▶ [WHAT YOU HAVE TO DO]: Can you pull out each line of the data below that includes the word "with"?

[begin DATASET CONTENT]

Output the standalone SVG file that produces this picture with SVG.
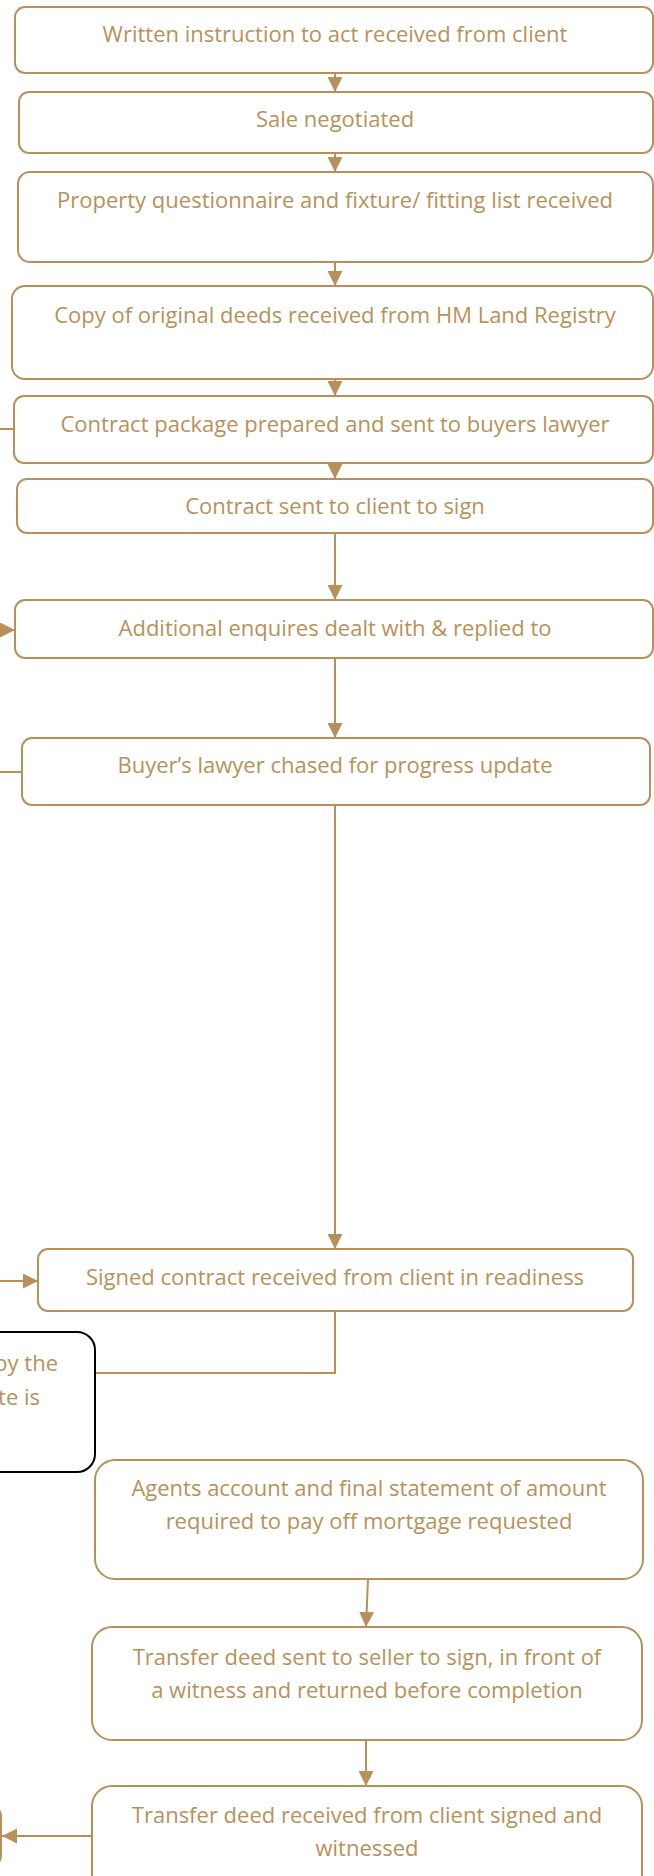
<svg xmlns="http://www.w3.org/2000/svg" width="654" height="1876" viewBox="0 0 654 1876">
<style>
.box{fill:#fff;stroke:#b8915a;stroke-width:2}
.blk{fill:#fff;stroke:#000;stroke-width:2}
.t{font-family:"Open Sans","Liberation Sans",sans-serif;font-size:22px;fill:#b8915a;text-anchor:middle}
.c{fill:none;stroke:#b8915a;stroke-width:2}
</style>
<defs>
<marker id="ah" viewBox="0 0 10 10" refX="10" refY="5" markerWidth="7.5" markerHeight="7.5" markerUnits="strokeWidth" orient="auto">
<path d="M0,0 L10,5 L0,10 z" fill="#b8915a"/>
</marker>
</defs>
<rect width="654" height="1876" fill="#fff"/>
<g id="connectors">
<line class="c" x1="335" y1="73" x2="335" y2="92" marker-end="url(#ah)"/>
<line class="c" x1="335" y1="153" x2="335" y2="172" marker-end="url(#ah)"/>
<line class="c" x1="335" y1="262" x2="335" y2="286" marker-end="url(#ah)"/>
<line class="c" x1="335" y1="379" x2="335" y2="396" marker-end="url(#ah)"/>
<line class="c" x1="335" y1="463" x2="335" y2="479" marker-end="url(#ah)"/>
<line class="c" x1="335" y1="533" x2="335" y2="600" marker-end="url(#ah)"/>
<line class="c" x1="335" y1="658" x2="335" y2="738" marker-end="url(#ah)"/>
<line class="c" x1="335" y1="805" x2="335" y2="1249" marker-end="url(#ah)"/>
<polyline class="c" points="335,1311 335,1373 95,1373"/>
<line class="c" x1="368" y1="1579" x2="366" y2="1627" marker-end="url(#ah)"/>
<line class="c" x1="366" y1="1740" x2="366" y2="1786" marker-end="url(#ah)"/>
<line class="c" x1="0" y1="429" x2="14" y2="429"/>
<line class="c" x1="0" y1="630" x2="15" y2="630" marker-end="url(#ah)"/>
<line class="c" x1="0" y1="772" x2="22" y2="772"/>
<line class="c" x1="0" y1="1281" x2="38" y2="1281" marker-end="url(#ah)"/>
<line class="c" x1="92" y1="1836" x2="2" y2="1836" marker-end="url(#ah)"/>
</g>
<g id="n1"><rect class="box" x="15" y="7" width="638" height="66" rx="10"/><text class="t" x="335" y="42">Written instruction to act received from client</text></g>
<g id="n2"><rect class="box" x="19" y="92" width="634" height="61" rx="10"/><text class="t" x="335" y="127">Sale negotiated</text></g>
<g id="n3"><rect class="box" x="18" y="172" width="635" height="90" rx="12"/><text class="t" x="335" y="208">Property questionnaire and fixture/ fitting list received</text></g>
<g id="n4"><rect class="box" x="12" y="286" width="641" height="93" rx="13"/><text class="t" x="335" y="323">Copy of original deeds received from HM Land Registry</text></g>
<g id="n5"><rect class="box" x="14" y="396" width="639" height="67" rx="10"/><text class="t" x="335" y="432">Contract package prepared and sent to buyers lawyer</text></g>
<g id="n6"><rect class="box" x="17" y="479" width="636" height="54" rx="10"/><text class="t" x="335" y="514">Contract sent to client to sign</text></g>
<g id="n7"><rect class="box" x="15" y="600" width="638" height="58" rx="10"/><text class="t" x="335" y="636">Additional enquires dealt with &amp; replied to</text></g>
<g id="n8"><rect class="box" x="22" y="738" width="628" height="67" rx="10"/><text class="t" x="335" y="773">Buyer’s lawyer chased for progress update</text></g>
<g id="n9"><rect class="box" x="38" y="1249" width="595" height="62" rx="10"/><text class="t" x="335" y="1285">Signed contract received from client in readiness</text></g>
<g id="n_black"><rect class="blk" x="-200" y="1332" width="295" height="140" rx="18"/><text class="t" x="58" y="1371" style="text-anchor:end">by the</text><text class="t" x="40" y="1405" style="text-anchor:end">te is</text></g>
<g id="n10"><rect class="box" x="95" y="1460" width="548" height="119" rx="20"/><text class="t" x="369" y="1496">Agents account and final statement of amount</text><text class="t" x="369" y="1529">required to pay off mortgage requested</text></g>
<g id="n11"><rect class="box" x="92" y="1627" width="550" height="113" rx="20"/><text class="t" x="367" y="1665">Transfer deed sent to seller to sign, in front of</text><text class="t" x="367" y="1698">a witness and returned before completion</text></g>
<g id="n12"><rect class="box" x="92" y="1786" width="550" height="120" rx="20"/><text class="t" x="367" y="1823">Transfer deed received from client signed and</text><text class="t" x="367" y="1856">witnessed</text></g>
<g id="n_left"><rect class="box" x="-100" y="1806" width="101" height="60" rx="10"/></g>
</svg>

[end DATASET CONTENT]

▶ [ANSWER TO THIS TASK]:
Output the standalone SVG file that produces this picture with SVG.
<g id="n7"><rect class="box" x="15" y="600" width="638" height="58" rx="10"/><text class="t" x="335" y="636">Additional enquires dealt with &amp; replied to</text></g>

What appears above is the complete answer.